For sequences, not only are random variables correlated, but they're also ordered. This order contains much of the sequence's information; as you said, sorting the characters in The Great Gatsby into ASCII order would change the information in the novel. To calculate the entropy in a sequence, its items must be generated in this order. Changing this order changes the entropy, because it changes the sequence.

For a sequence of outcomes generated by a sequence of random variables $X_0,\dots,X_{n-1}$, its entropy would then be

$$H(X_0,\dots,X_{n-1}) = H(X_0) + \sum_{i=1}^{n-1} H(X_i|X_0,\dots,X_{i-1})$$

or alternatively, backwards:

$$H(X_{n-1},\dots,X_0) = H(X_{n-1}) + \sum_{i=n-2}^{0} H(X_i|X_{i+1},\dots,X_{n-1})$$

(In practice, this can be hard to calculate for longer sequences, if there aren't very many of them. If most of the correlations are very local, we can assume that each conditional entropy is only conditional on the last $k$ outcomes, for some constant positive integer $k$. When $k=1$, we get the Markov assumption).

Since items in a sequence are generated in order, one after another, it also makes sense to talk about the entropy of a particular sequence:

$$H(\{X_0,\dots,X_{n-1}\}=\{x_0,\dots,x_{n-1}\})$$ $$= H(X_0) + \sum_{i=1}^{n-1} H(X_i|X_0=x_0,\dots,X_{i-1}=x_{i-1})$$

To make this more concrete, we can imagine a situation where one person has to indicate to another one of the scales you generated. First, person A randomly picks one of the 927 scales, and gives it person B. Then B has to send a message to person C, to tell C which scale they've been given by A. B and C can agree on a protocol beforehand, but can't communicate after B gets a scale from A. The entropy of a scale would then be the amount of information or uncertainty contained in the message that describes it.

So for the first scale, we only have to know the first two intervals to know the rest.

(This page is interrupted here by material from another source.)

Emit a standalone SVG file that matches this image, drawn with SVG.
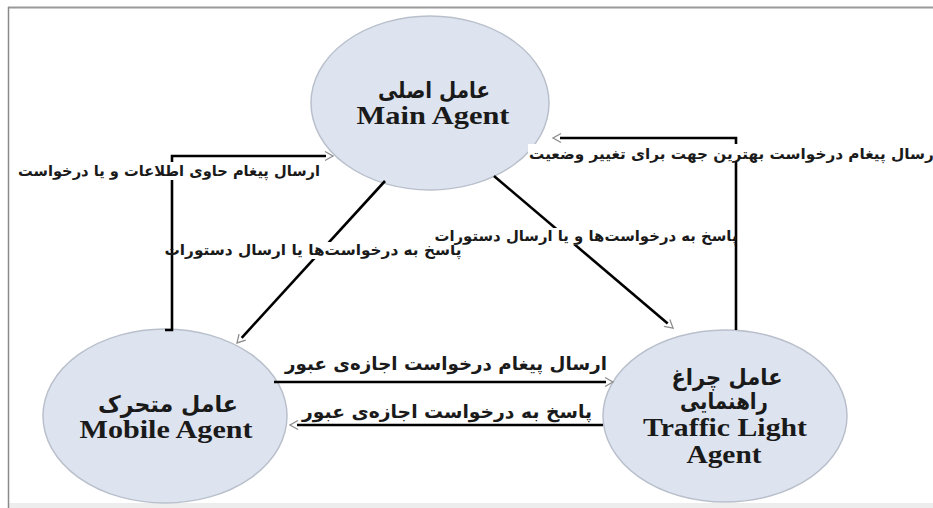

The message "12" would be enough to specify it; the transmitter and receiver could agree beforehand that, for example, if the intervals didn't add up to 12, the receiver would just repeat the written intervals until they did. Since $H(X_0) = -log_2 (\frac{1}{3})$, and since $H(X_1|X_0)$ is the same, the joint entropy $H(\{X_0,\dots,X_7\}=\{1,2,1,2,1,2,1,2\})$ is then $-2log_2 \frac{1}{3} \approx 3.17$ bits, or $0.396$ bits/interval.

For the second scale, however, there's no pattern that can shorten the message, so all intervals are independent and must be specified. With the exception of the final 2, which otherwise could only have been a 1, all the other intervals could have been 1, 2, or 3. So $H(\{X_0,\dots,X_7\}=\{2,2,1,2,1,1,1,2\})$ would then be $-7log_2 \frac{1}{3} - log_2 \frac{1}{2} \approx 12.09$ bits, or $1.51$ bits/interval.